SOURCE MATERIAL
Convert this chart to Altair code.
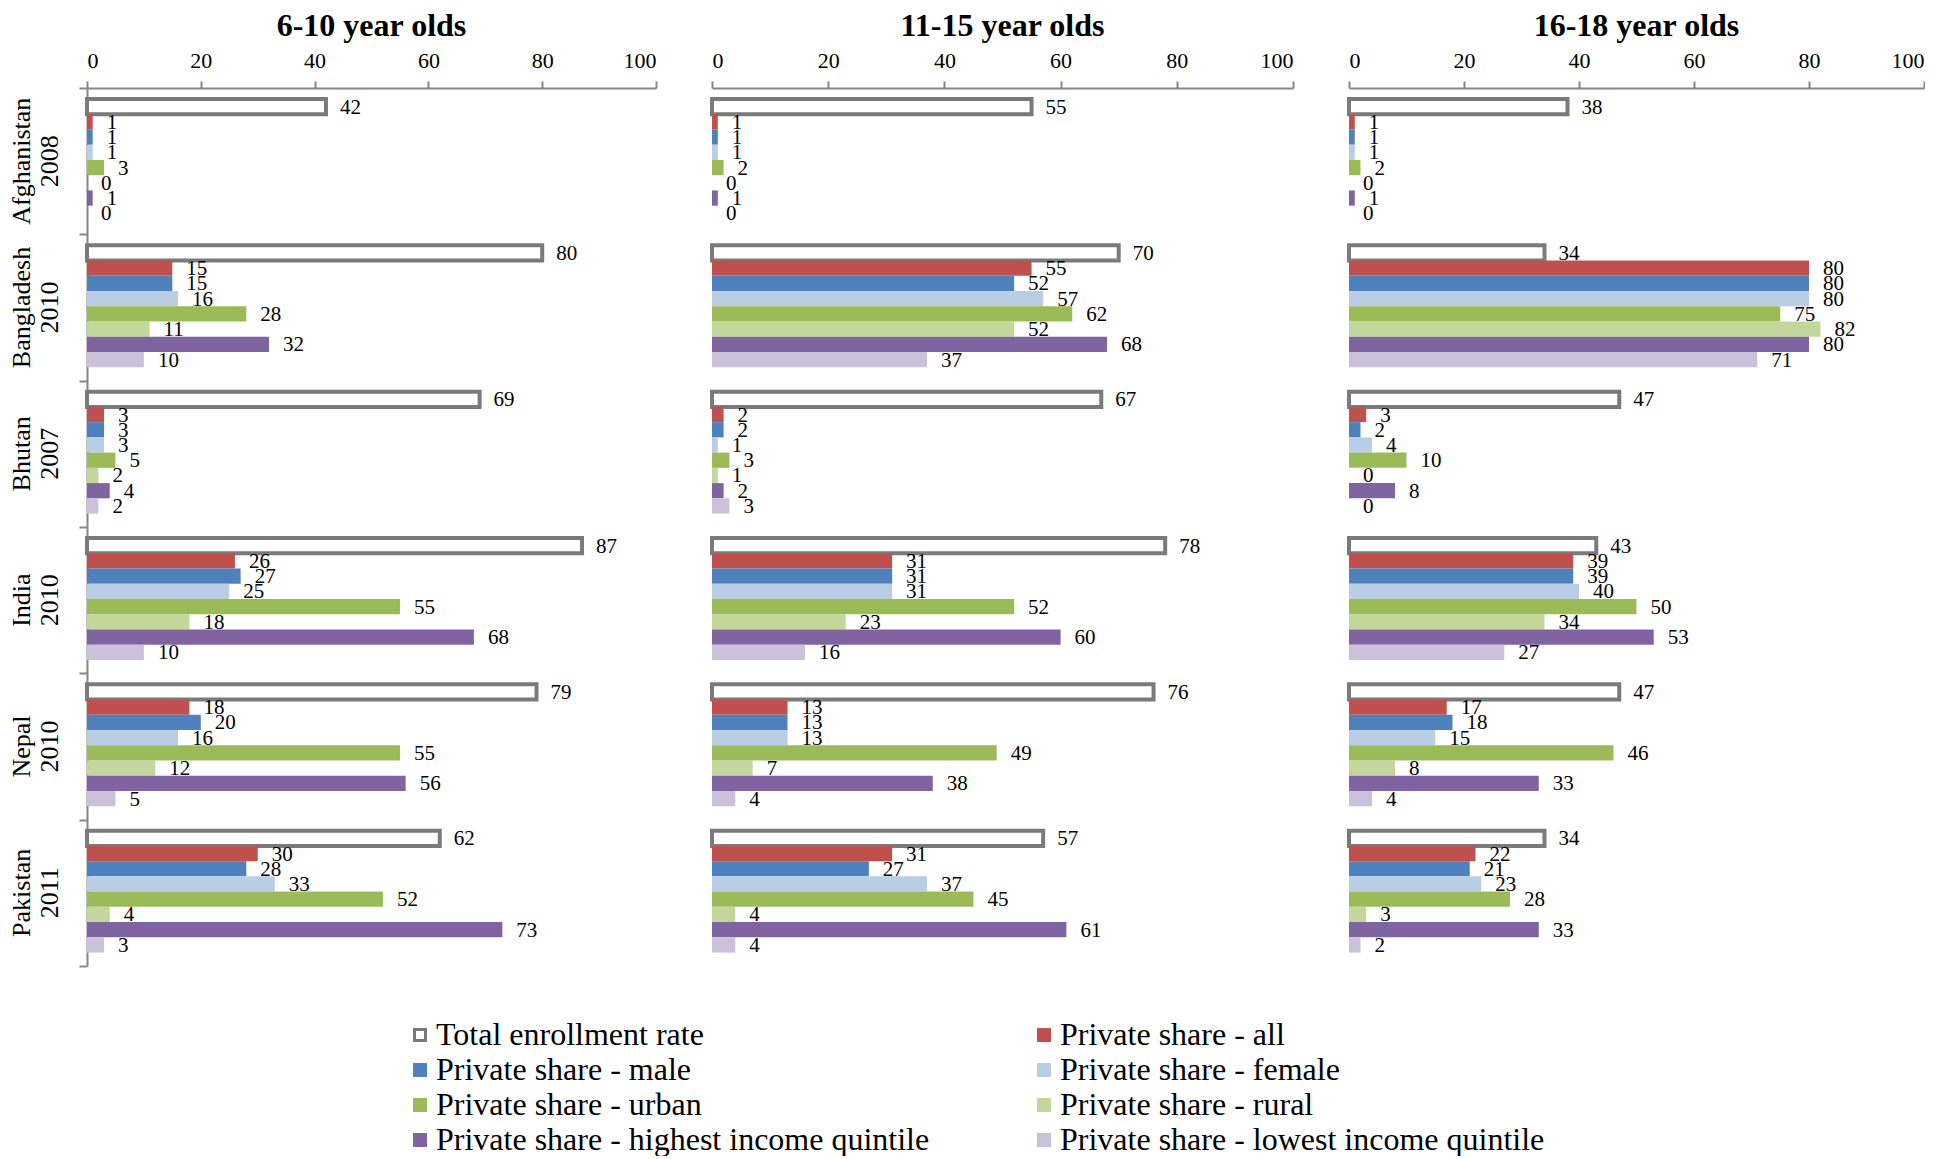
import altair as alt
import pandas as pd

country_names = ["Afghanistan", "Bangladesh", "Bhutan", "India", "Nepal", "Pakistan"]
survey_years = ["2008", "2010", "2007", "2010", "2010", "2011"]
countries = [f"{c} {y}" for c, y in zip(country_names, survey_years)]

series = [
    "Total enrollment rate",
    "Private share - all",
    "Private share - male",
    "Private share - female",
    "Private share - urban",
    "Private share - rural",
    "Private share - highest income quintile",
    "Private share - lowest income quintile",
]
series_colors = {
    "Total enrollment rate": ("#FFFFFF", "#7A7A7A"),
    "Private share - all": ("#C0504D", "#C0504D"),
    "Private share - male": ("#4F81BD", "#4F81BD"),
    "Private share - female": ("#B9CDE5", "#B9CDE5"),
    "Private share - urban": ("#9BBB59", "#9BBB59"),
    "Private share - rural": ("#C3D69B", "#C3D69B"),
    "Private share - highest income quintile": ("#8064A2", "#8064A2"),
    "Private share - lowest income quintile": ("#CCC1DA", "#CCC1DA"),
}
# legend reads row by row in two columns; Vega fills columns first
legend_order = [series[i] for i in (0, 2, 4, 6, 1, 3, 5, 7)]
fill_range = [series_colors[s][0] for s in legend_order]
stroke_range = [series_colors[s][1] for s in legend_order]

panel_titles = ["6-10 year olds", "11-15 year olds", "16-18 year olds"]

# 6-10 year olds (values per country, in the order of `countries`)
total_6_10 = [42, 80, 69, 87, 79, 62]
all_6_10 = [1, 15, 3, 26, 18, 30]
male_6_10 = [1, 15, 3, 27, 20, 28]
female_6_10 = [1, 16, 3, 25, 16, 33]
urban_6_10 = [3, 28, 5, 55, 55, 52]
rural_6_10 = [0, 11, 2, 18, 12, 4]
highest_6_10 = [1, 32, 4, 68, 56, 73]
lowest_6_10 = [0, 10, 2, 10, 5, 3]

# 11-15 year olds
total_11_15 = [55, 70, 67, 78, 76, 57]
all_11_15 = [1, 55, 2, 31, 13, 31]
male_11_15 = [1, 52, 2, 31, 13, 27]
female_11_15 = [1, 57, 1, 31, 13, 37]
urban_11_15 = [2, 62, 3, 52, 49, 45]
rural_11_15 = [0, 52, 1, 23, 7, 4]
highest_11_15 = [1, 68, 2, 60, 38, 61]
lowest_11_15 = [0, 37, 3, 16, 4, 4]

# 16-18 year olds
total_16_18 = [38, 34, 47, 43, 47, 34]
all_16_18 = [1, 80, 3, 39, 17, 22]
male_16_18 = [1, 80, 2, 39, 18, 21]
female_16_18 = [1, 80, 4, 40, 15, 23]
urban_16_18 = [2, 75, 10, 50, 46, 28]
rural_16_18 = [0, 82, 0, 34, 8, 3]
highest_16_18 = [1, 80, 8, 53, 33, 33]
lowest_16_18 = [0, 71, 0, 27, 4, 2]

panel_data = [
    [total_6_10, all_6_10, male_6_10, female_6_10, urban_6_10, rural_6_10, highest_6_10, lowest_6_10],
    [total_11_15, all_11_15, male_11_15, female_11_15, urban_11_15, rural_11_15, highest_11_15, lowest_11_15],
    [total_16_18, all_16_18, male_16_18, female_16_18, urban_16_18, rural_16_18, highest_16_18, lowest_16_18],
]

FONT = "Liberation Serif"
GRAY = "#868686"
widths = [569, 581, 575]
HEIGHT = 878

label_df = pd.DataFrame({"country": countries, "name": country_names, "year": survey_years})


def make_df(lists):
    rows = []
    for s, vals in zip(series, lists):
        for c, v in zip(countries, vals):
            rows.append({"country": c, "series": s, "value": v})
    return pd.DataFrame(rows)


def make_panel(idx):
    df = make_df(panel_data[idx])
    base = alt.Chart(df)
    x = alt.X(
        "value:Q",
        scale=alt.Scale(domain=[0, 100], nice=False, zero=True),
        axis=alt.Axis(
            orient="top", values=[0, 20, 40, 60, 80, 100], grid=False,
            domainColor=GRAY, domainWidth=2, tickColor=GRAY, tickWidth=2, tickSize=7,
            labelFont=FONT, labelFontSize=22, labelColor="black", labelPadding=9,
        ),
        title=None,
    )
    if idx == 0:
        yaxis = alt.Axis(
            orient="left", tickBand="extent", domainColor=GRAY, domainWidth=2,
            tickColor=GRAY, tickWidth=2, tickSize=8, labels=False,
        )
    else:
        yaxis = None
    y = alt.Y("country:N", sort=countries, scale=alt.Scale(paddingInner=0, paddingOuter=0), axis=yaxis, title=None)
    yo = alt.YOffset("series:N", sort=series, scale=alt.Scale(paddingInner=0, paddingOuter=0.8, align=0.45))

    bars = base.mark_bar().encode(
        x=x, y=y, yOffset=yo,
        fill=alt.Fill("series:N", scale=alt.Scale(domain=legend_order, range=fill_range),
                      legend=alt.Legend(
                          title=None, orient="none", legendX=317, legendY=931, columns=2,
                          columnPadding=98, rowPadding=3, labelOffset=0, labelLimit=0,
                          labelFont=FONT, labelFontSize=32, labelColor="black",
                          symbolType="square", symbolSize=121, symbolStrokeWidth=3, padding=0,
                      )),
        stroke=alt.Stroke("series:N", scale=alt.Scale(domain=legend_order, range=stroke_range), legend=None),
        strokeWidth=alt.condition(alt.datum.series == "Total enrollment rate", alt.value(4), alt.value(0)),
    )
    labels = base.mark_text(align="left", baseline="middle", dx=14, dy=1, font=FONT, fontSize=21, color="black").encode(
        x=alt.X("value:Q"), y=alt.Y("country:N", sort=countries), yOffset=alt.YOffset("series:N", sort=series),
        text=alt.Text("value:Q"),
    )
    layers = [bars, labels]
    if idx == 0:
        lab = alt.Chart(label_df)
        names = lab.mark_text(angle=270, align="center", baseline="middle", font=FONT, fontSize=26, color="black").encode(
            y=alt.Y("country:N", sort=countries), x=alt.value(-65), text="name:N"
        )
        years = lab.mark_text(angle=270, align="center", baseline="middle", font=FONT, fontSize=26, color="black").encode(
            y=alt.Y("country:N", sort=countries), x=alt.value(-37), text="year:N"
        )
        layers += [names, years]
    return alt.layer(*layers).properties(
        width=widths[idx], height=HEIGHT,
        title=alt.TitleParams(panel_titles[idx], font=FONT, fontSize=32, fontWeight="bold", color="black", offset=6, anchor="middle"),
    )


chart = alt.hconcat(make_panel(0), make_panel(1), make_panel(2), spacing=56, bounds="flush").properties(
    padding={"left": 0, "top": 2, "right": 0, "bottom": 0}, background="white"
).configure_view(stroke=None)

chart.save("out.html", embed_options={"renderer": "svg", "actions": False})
...
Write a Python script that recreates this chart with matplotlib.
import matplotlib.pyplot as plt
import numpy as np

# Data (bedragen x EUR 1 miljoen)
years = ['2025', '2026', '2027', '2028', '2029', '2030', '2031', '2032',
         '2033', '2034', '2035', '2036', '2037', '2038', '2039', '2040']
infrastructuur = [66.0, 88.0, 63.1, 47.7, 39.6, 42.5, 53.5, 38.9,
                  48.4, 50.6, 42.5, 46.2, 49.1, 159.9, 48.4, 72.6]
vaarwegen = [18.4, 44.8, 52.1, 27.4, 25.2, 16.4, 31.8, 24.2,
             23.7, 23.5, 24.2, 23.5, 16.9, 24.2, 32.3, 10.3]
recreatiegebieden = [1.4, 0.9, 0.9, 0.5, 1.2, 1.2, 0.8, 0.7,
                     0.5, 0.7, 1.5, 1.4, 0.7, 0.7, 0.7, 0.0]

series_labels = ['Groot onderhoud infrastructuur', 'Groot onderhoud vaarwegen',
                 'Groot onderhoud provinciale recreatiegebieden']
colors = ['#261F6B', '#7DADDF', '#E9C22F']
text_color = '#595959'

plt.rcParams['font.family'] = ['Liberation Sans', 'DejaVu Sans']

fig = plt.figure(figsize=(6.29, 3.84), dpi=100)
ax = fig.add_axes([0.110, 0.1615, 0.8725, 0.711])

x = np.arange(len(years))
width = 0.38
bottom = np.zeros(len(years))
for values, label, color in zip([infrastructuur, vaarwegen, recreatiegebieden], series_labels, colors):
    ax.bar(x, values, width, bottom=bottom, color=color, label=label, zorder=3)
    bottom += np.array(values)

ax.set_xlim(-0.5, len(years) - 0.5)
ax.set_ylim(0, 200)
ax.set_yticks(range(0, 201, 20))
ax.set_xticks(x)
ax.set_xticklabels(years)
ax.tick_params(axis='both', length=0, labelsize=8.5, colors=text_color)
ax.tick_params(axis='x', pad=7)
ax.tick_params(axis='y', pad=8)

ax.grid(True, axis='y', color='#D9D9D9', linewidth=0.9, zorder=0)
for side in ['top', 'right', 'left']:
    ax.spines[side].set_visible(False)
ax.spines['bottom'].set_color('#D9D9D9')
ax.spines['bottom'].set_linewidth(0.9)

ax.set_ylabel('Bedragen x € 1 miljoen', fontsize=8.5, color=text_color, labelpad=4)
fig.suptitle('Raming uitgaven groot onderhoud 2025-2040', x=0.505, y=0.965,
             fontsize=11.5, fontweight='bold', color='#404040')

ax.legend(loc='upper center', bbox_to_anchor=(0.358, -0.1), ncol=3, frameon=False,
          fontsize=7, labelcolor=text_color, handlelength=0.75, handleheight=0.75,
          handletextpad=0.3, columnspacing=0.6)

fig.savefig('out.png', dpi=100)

AIM OF THE TASK
Look through the entries above and quote exactly the lines from the line with "Write a Python" to the line with "bottom += np.array(values)", counting both of those lines.

CORRECT OUTPUT
Write a Python script that recreates this chart with matplotlib.
import matplotlib.pyplot as plt
import numpy as np

# Data (bedragen x EUR 1 miljoen)
years = ['2025', '2026', '2027', '2028', '2029', '2030', '2031', '2032',
         '2033', '2034', '2035', '2036', '2037', '2038', '2039', '2040']
infrastructuur = [66.0, 88.0, 63.1, 47.7, 39.6, 42.5, 53.5, 38.9,
                  48.4, 50.6, 42.5, 46.2, 49.1, 159.9, 48.4, 72.6]
vaarwegen = [18.4, 44.8, 52.1, 27.4, 25.2, 16.4, 31.8, 24.2,
             23.7, 23.5, 24.2, 23.5, 16.9, 24.2, 32.3, 10.3]
recreatiegebieden = [1.4, 0.9, 0.9, 0.5, 1.2, 1.2, 0.8, 0.7,
                     0.5, 0.7, 1.5, 1.4, 0.7, 0.7, 0.7, 0.0]

series_labels = ['Groot onderhoud infrastructuur', 'Groot onderhoud vaarwegen',
                 'Groot onderhoud provinciale recreatiegebieden']
colors = ['#261F6B', '#7DADDF', '#E9C22F']
text_color = '#595959'

plt.rcParams['font.family'] = ['Liberation Sans', 'DejaVu Sans']

fig = plt.figure(figsize=(6.29, 3.84), dpi=100)
ax = fig.add_axes([0.110, 0.1615, 0.8725, 0.711])

x = np.arange(len(years))
width = 0.38
bottom = np.zeros(len(years))
for values, label, color in zip([infrastructuur, vaarwegen, recreatiegebieden], series_labels, colors):
    ax.bar(x, values, width, bottom=bottom, color=color, label=label, zorder=3)
    bottom += np.array(values)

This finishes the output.